Derick: There are some guys who would say, “Damn, that’s a lot of crime, something needs to change.” Some people would look at it and say that they’ve been putting in work. If you have a story with the map, it’s more useful.
Amy: What do you mean by “putting in work?”
Derick: “Putting in work” means that they did the crime. They are the ones who did the shootings and did the crimes. The dots are what they have created.
Amy: This map only shows seven major crimes. How do you think the map might change if we show white-collar crimes?
Derick: White-collar crimes are things like counterfeit money, credit card scams, money orders (that’s big right now).
Amy: Well, what about corporate crime, like insider trading and market manipulation and crimes that pose a significant threat to the welfare of the community?
Derick: Amy, that would be a whole other map!
Amy: Okay, tell me a bit about what you know about the people who are committing the crimes on this map.

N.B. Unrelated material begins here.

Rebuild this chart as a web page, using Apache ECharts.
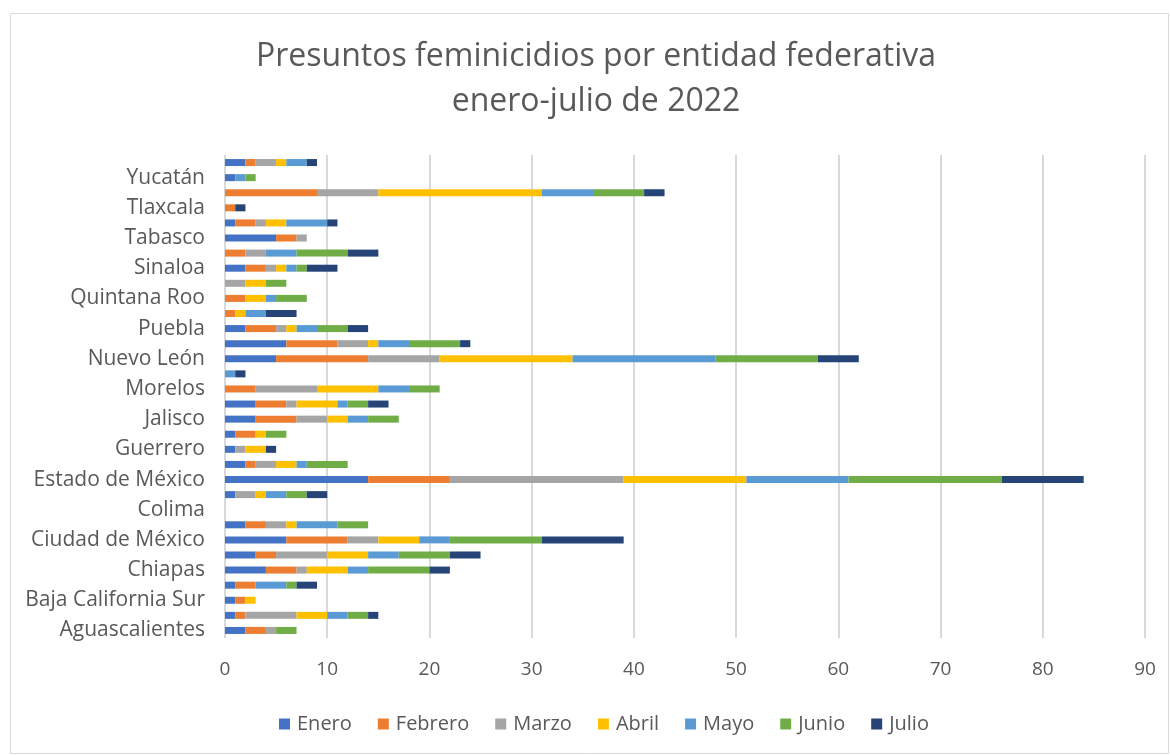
<!DOCTYPE html>
<html>
<head>
<meta charset="utf-8">
<script src="https://cdn.jsdelivr.net/npm/echarts@6/dist/echarts.min.js"></script>
<style>
html,body{margin:0;padding:0;background:#fff;}
#c{width:1170px;height:755px;}
</style>
</head>
<body>
<div id="c"></div>
<script>
const estados = ["Aguascalientes","Baja California","Baja California Sur","Campeche","Chiapas","Chihuahua","Ciudad de México","Coahuila","Colima","Durango","Estado de México","Guanajuato","Guerrero","Hidalgo","Jalisco","Michoacán","Morelos","Nayarit","Nuevo León","Oaxaca","Puebla","Querétaro","Quintana Roo","San Luis Potosí","Sinaloa","Sonora","Tabasco","Tamaulipas","Tlaxcala","Veracruz","Yucatán","Zacatecas"];
const meses = ["Enero","Febrero","Marzo","Abril","Mayo","Junio","Julio"];
const enero   = [2,1,1,1,4,3,6,2,0,1,14,2,1,1,3,3,0,0,5,6,2,0,0,0,2,0,5,1,0,0,1,2];
const febrero = [2,1,1,2,3,2,6,2,0,0,8,1,0,2,4,3,3,0,9,5,3,1,2,0,2,2,2,2,1,9,0,1];
const marzo   = [1,5,0,0,1,5,3,2,0,2,17,2,1,0,3,1,6,0,7,3,1,0,0,2,1,2,1,1,0,6,0,2];
const abril   = [0,3,1,0,4,4,4,1,0,1,12,2,2,1,2,4,6,0,13,1,1,1,2,2,1,0,0,2,0,16,0,1];
const mayo    = [0,2,0,3,2,3,3,4,0,2,10,1,0,0,2,1,3,1,14,3,2,2,1,0,1,3,0,4,0,5,1,2];
const junio   = [2,2,0,1,6,5,9,3,0,2,15,4,0,2,3,2,3,0,10,5,3,0,3,2,1,5,0,0,0,5,1,0];
const julio   = [0,1,0,2,2,3,8,0,0,2,8,0,1,0,0,2,0,1,4,1,2,3,0,0,3,3,0,1,1,2,0,1];
const xTicks = [0,10,20,30,40,50,60,70,80,90];

const colores = ["#4472C4","#ED7D31","#A5A5A5","#FFC000","#5B9BD5","#70AD47","#264478"];
const valores = [enero,febrero,marzo,abril,mayo,junio,julio];
const fuente = "Open Sans";

const chart = echarts.init(document.getElementById('c'), null, {renderer:'canvas'});
chart.setOption({
  animation:false,
  backgroundColor:'#fff',
  graphic:[
    {type:'rect',left:8,top:11,shape:{width:1158,height:740},style:{fill:'none',stroke:'#d9d9d9',lineWidth:1},silent:true,z:-1},
    {type:'text',x:596,y:57,style:{text:'Presuntos feminicidios por entidad federativa',fontFamily:fuente,fontSize:32,fill:'#595959',align:'center',verticalAlign:'middle'}},
    {type:'text',x:596,y:102,style:{text:'enero-julio de 2022',fontFamily:fuente,fontSize:32,fill:'#595959',align:'center',verticalAlign:'middle'}}
  ],
  legend:{
    data:meses, bottom:16, left:274,
    itemWidth:11,itemHeight:11,itemGap:26,icon:'rect',
    textStyle:{fontFamily:fuente,fontSize:20,color:'#595959',padding:[0,0,0,2]}
  },
  grid:{left:225,right:25,top:155,bottom:117,containLabel:false},
  xAxis:{
    type:'value',min:xTicks[0],max:xTicks[xTicks.length-1],interval:10,
    axisLine:{show:false},axisTick:{show:false},
    axisLabel:{fontFamily:fuente,fontSize:19,color:'#595959',margin:22},
    splitLine:{show:true,lineStyle:{color:'#d9d9d9',width:2}}
  },
  yAxis:{
    type:'category',data:estados,
    axisLine:{show:false},axisTick:{show:false},
    axisLabel:{interval:1,fontFamily:fuente,fontSize:21,color:'#595959',margin:20}
  },
  series: meses.map((m,i)=>({
    name:m,type:'bar',stack:'total',data:valores[i],
    barWidth:7,
    itemStyle:{color:colores[i]}
  }))
});
</script>
</body>
</html>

Derick: It’s a lot of younger guys that have a mindset [where] they’re trying to mock the people that came before them. They hear about hood legends and they try to take it to the next level. I’m fortunate enough to have met my children before they were too far gone into the streets but they were hearing these things about my past. When they’re always hearing, “Wow, you look like your dad. Your dad did this. Your dad did that,” they could be trying to do something like what I was doing, but worse.
Amy: What it sounds like to me is that we should be trying to create new, positive hood legends. Each of these dots represents the journey of a hood legend. So with the kindness map, we could create a new story of positivity.
Derick: Years ago, it wasn’t the hood. It was a neighborhood. I couldn’t walk down the street without someone telling me to pull my pants up. Things have changed for the worse. People share their hood legends that glorify and repeat the cycle of violence but what we want to do at S.O.S. is, first, remove these dots, and then tell new stories about the people who prevent and stop the violence.